Secondo Song Yingchang, direttore dell’Istituto di studi urbani e ambientali della Cass e autore della ricerca, i «poveri di città » sono classificabili in tre categorie principali: i lavoratori migranti arrivati dalle aree rurali, le persone che hanno perso il lavoro per effetto della transizione economica e i neolaureati che non riescono a trovare un impiego.
In base al 12° Piano quinquennale, tra il 2011 e il 2015 la Cina porterà la sua popolazione urbana dall’attuale 49,7% al 51,5% del totale. I dati di Song mostrano che ogni anno le città accolgono 10 milioni di persone provenienti dalle campagne, l’80% delle quali «impoverite». Il rapporto scrive che «sebbene ricevano sussidi e formazione professionale dai governi locali, essi sono soggetti a una crescente pressione psicologica e finanziaria, causata dall’allargamento delle differenze economiche e dall’aumento dell’inflazione».

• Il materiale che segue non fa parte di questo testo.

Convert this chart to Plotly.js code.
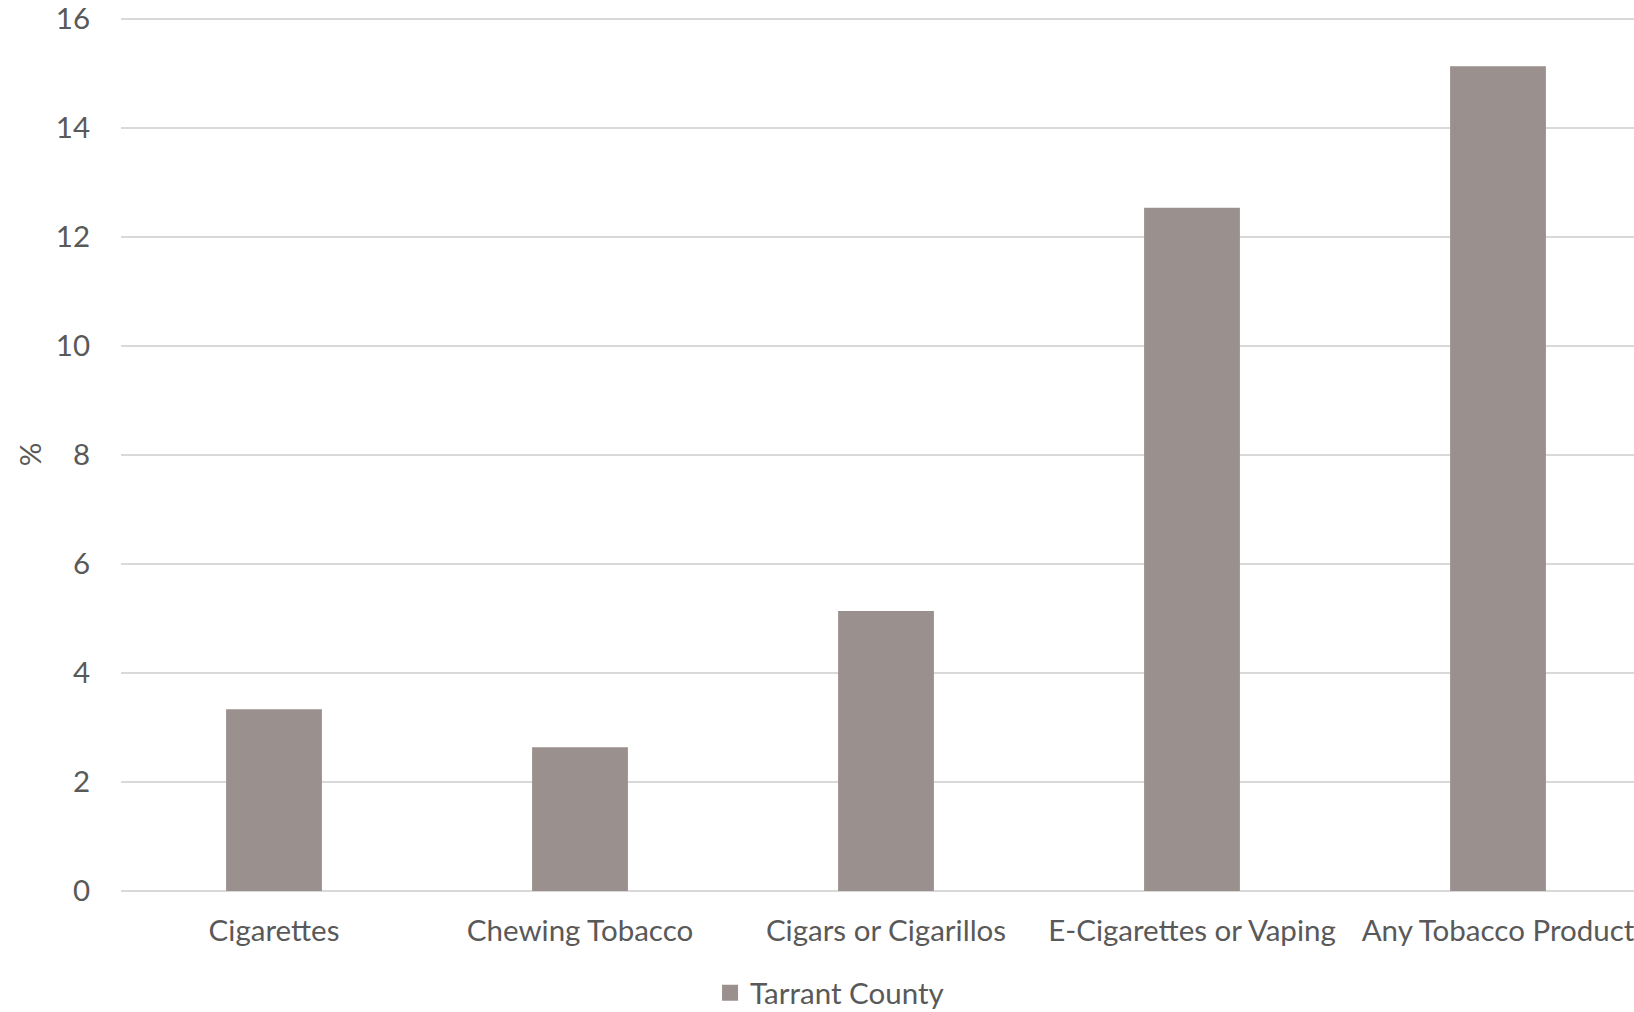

Per quanto riguarda i neolaureati, l’aumento della disoccupazione «li fa sentire come abbandonati in un’era di rapida crescita economica». La ricerca punta l’indice contro le sperequazioni nel campo dell’istruzione, dell’assistenza sanitaria e dell’occupazione, che hanno accentuato le difficoltà dei gruppi sociali che guadagnano meno e stanno causando situazioni allarmanti. Negli ultimi anni, evidenzia il documento, i cittadini nelle fasce di reddito basso hanno partecipato agli «incidenti di massa» «anche quando i motivi che li avevano ispirati non li riguardavano direttamente». Episodi (per «incidenti di massa» s’intende scioperi, manifestazioni violente e altre forme di protesta) «che hanno dato loro la possibilità di esprimere la loro rabbia nei confronti di un sistema dal quale non traggono beneficio».